Let go of the pain of the past
Let it go. The hardest lesson to learn in life is to let it go. It’s a choice you make over and over in life. You will always remember things that you did to hurt others, yourself, and God. Likewise, you will remember the things others did to you. Do all you can to seek and give forgiveness. Extend grace and receive it. Love always. Then, let go of what you cannot change. Let go of the pain from others. Let go of anything that drags you to the ground. With great courage, find a way to take the painful moments in life and extract lessons from those experiences to help you build a better life in the future. Then, let it go again.

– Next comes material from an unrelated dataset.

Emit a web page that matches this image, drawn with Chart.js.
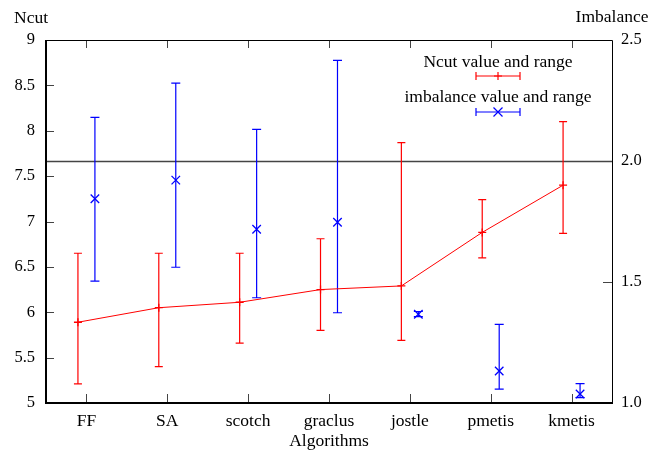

Why do I say “Let it go again?” At various times, for a myriad of reasons, your mind will recall events and times. Some of those are good, and some are bad. At times, things that have been forgiven and left behind come back to the forefront. This can be tormenting, depending on the event and pain associated with it. Pushing it down is unhealthy. Just open the thought long enough to review your previous decisions to let it go. Verify that all is forgiven and closed, then let it go again.
I have let go of some things over and over. Each time it gets a touch easier and a little faster. The critical thing to remember is that what happened in the past, is in the past. We cannot change the past, but we can forgive and let it go.
Your choice is to live in torture of the past, or recognize it, forgive it again, and let it go. Just place it symbolically in the palm of your hand, extend your hand, and let the wind take it away.
Hold on to everything good living in this moment
Now that you have forgiven, shown grace, rejected the lies, held hard to the truth, and let go of the pain of the past, hold to the good memories of the past while living in this moment to its fullest.
If you live for yesterday or tomorrow, you will lose the beauty of this moment. Live in love, now and every moment you encounter after this one.
I love you all,
Dad / Granddaddy
As the man dropped his pen on the notepad, he walked back and settled into the soft purple recliner under the blanket and drifted off to sleep.
It felt like a dream…
I woke up this morning and read the note on my pad. It brought a tear to my eye because it had taken me sixty-three years to learn all these lessons.
So, to my first granddaughter, Peyton, on your eighteenth birthday, I pray that you know how much you are loved. And I pray that you, along with all my grandchildren, can learn from your granddaddy and avoid years of struggling to learn the truths of life.
I pray that the blessings of God will flow through me to a thousand generations that follow.